1. A method of introducing a dosing material into the envelope of a gas discharge lamp, the method comprising the steps of:

depositing the dosing material (11) in a glass capsule (10) and closing the capsule, mounting the capsule within the envelope by means of a metallic support member (12),

and exposing said member to electromagnetic radiation to cause heating thereof, and consequently of the capsule, so that the capsule is opened by rupturing thereof and the dosing material is released, characterised in that the method includes inserting said capsule into a holder formed by the metallic support member (12) formed of sheet metal so that the member partially surrounds and closely fits about the capsule (10) over a part at least of the capsule's length,

mounting the capsule inside the envelope by means including the support member (12) and closing said envelope,

exposing the metallic support member (12) to said electromagnetic radiation to soften the glass of the capsule (10) adjacent said support member (12) and permit glass from the capsule to be forced by pressure developed within the capsule through a hole (22) formed in that part of the sheet metal of the support member which contacts the capsule, thus opening the capsule, to achieve the introduction of said dosing material and also anchoring the capsule firmly to the support member.

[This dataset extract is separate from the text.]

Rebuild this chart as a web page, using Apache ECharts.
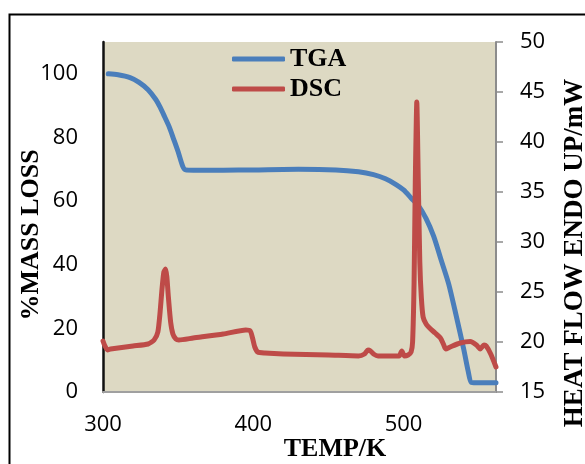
<!DOCTYPE html>
<html>
<head>
<meta charset="utf-8">
<script src="https://cdn.jsdelivr.net/npm/echarts@6/dist/echarts.min.js"></script>
<style>
html,body{margin:0;padding:0;background:#fff;}
#chart{width:585px;height:464px;}
</style>
</head>
<body>
<div id="chart"></div>
<script>
// ---- data ----
const xTicks = [300, 400, 500];
const massTicks = [0, 20, 40, 60, 80, 100];
const heatTicks = [15, 20, 25, 30, 35, 40, 45, 50];

const tgaTemp = [303.5, 310, 318, 324, 330, 335, 338, 341, 344, 347, 350, 353, 355, 360, 380, 400, 430, 455, 470, 480, 488, 495, 500, 505, 510, 515, 520, 525, 530, 535, 540, 543, 545, 548, 561.5];
const tgaMass = [100, 99.7, 98.8, 97.3, 95, 92, 89.5, 86.5, 83.4, 79.5, 75.5, 71, 69.8, 69.7, 69.7, 69.8, 70, 69.8, 69.2, 68.3, 67, 65.2, 63.5, 61, 58.5, 54.5, 49, 41.5, 34, 24, 13.5, 6.5, 3, 2.9, 2.9];

const dscTemp = [300, 301, 303, 305, 310, 320, 330, 334, 336.5, 338, 339.2, 340.5, 341.7, 342.5, 343.5, 345, 346.5, 348.5, 350.5, 360, 380, 395, 398, 399.5, 401, 403, 407.7, 420, 450, 470, 474, 476.3, 478, 480, 483, 490, 497, 498.8, 500.5, 503, 505, 506, 507, 507.8, 508.8, 509.8, 510.8, 511.8, 513, 515, 518, 521, 524.5, 526.5, 528, 531, 537.7, 544.4, 548.5, 551, 553.5, 555, 558, 561.5];
const dscHeat = [20.1, 19.7, 19.2, 19.3, 19.4, 19.6, 19.8, 20.2, 21, 23, 25.2, 27, 27.3, 26.5, 24.5, 22, 20.8, 20.3, 20.2, 20.4, 20.8, 21.2, 21.1, 20.4, 19.5, 19.0, 18.9, 18.8, 18.7, 18.6, 18.8, 19.2, 19.1, 18.8, 18.6, 18.6, 18.6, 19.1, 18.6, 18.7, 19.0, 20, 26, 36, 44, 36, 28, 24.5, 22.5, 21.8, 21.3, 20.9, 20.4, 19.8, 19.3, 19.5, 19.9, 20.05, 19.7, 19.3, 19.7, 19.6, 18.8, 17.5];

const seriesNames = ['TGA', 'DSC'];
const axisTitles = {x: 'TEMP/K', left: '%MASS LOSS', right: 'HEAT FLOW ENDO UP/mW'};

// ---- chart ----
const chart = echarts.init(document.getElementById('chart'), null, {renderer: 'canvas'});
const tickFont = {fontFamily: 'Open Sans', fontSize: 22, color: '#000'};
const titleFont = 'bold 26px "Liberation Serif"';

const option = {
  animation: false,
  backgroundColor: '#fff',
  grid: {left: 103, right: 89, top: 42, bottom: 72, show: true, backgroundColor: '#DDD9C3', borderWidth: 0},
  legend: {
    orient: 'vertical', left: 232, top: 46, padding: 0,
    itemWidth: 53, itemHeight: 5, itemGap: 4, icon: 'roundRect',
    itemStyle: {borderWidth: 0},
    data: seriesNames,
    textStyle: {fontFamily: 'Liberation Serif', fontWeight: 'bold', fontSize: 26, color: '#000', lineHeight: 26}
  },
  xAxis: {
    type: 'value', min: 300, max: 561.5, interval: 100,
    axisLine: {show: true, lineStyle: {color: '#a0a0a0', width: 2}},
    axisTick: {show: false},
    splitLine: {show: false},
    axisLabel: Object.assign({margin: 22, showMaxLabel: false,
      formatter: v => xTicks.includes(v) ? String(v) : ''}, tickFont)
  },
  yAxis: [
    {
      type: 'value', min: 0, max: 110, interval: 20, position: 'left',
      axisLine: {show: true, lineStyle: {color: '#111', width: 2.5}},
      axisTick: {show: false},
      splitLine: {show: false},
      axisLabel: Object.assign({margin: 25, showMaxLabel: false,
        formatter: v => massTicks.includes(v) ? String(v) : ''}, tickFont)
    },
    {
      type: 'value', min: 15, max: 50, interval: 5, position: 'right',
      axisLine: {show: true, lineStyle: {color: '#8c8c8c', width: 2}},
      axisTick: {show: true, inside: false, length: 7, lineStyle: {color: '#8c8c8c', width: 1.5}},
      splitLine: {show: false},
      axisLabel: Object.assign({margin: 24,
        formatter: v => heatTicks.includes(v) ? String(v) : ''}, tickFont)
    }
  ],
  series: [
    {
      name: seriesNames[0], type: 'line', yAxisIndex: 0, symbol: 'none', smooth: 0.25,
      data: tgaTemp.map((t, i) => [t, tgaMass[i]]),
      lineStyle: {color: '#4A7EBB', width: 5, cap: 'round', join: 'round'},
      itemStyle: {color: '#4A7EBB'}
    },
    {
      name: seriesNames[1], type: 'line', yAxisIndex: 1, symbol: 'none', smooth: 0.2,
      data: dscTemp.map((t, i) => [t, dscHeat[i]]),
      lineStyle: {color: '#BE4B48', width: 5, cap: 'round', join: 'round'},
      itemStyle: {color: '#BE4B48'}
    }
  ],
  graphic: [
    {type: 'rect', left: 7, top: 12, shape: {x: 0, y: 0, width: 640, height: 520}, z: -10, silent: true,
     style: {fill: 'none', stroke: '#000', lineWidth: 2}},
    {type: 'text', x: 335, y: 449, style: {text: axisTitles.x, font: titleFont, fill: '#000', align: 'center', verticalAlign: 'middle'}},
    {type: 'text', x: 31, y: 235, rotation: Math.PI / 2, style: {text: axisTitles.left, font: titleFont, fill: '#000', align: 'center', verticalAlign: 'middle'}},
    {type: 'text', x: 575, y: 253, rotation: Math.PI / 2, style: {text: axisTitles.right, font: 'bold 27px "Liberation Serif"', fill: '#000', align: 'center', verticalAlign: 'middle'}}
  ]
};
chart.setOption(option);
</script>
</body>
</html>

2. An arrangement for introducing a dosing material into the envelope of a gas discharge lamp, according to the method of claim 1, the arrangement comprising a sealed glass capsule (10) accommodating the dosing material (11) and a metallic support member (12) which when enclosed within the envelope and exposed to electromagnetic radiation heats the capsule and causes it to rupture thereby releasing the dosing material, characterised in that a portion of the support member (12) is adapted to fit closely about the capsule (10) and has an aperture (22) through which the wall of the capsule is exposed and through which glass softened by heating the support member by said electromagnetic radiation can issue in response to pressure within the capsule, thereby opening the capsule to release the dosing material.

3. An arrangement as claimed in claim 2 in which the capsule (10) is of cylindrical shape and the support member (12) comprises a part-cylindrical portion in which the aperture is found and tabs (13) extending from the edges of the part-cylindrical portion to embrace the capsule (10).

4. An arrangement as claimed in claim 3 in which the ends of the capsule (10) extend beyond the support member (12) to provide a cooler region at the ends of the capsule.

5. An arrangement as claimed in any of claims 2 to 4 in which at least the part cylindrical portion of the support member (12) is ferromagnetic.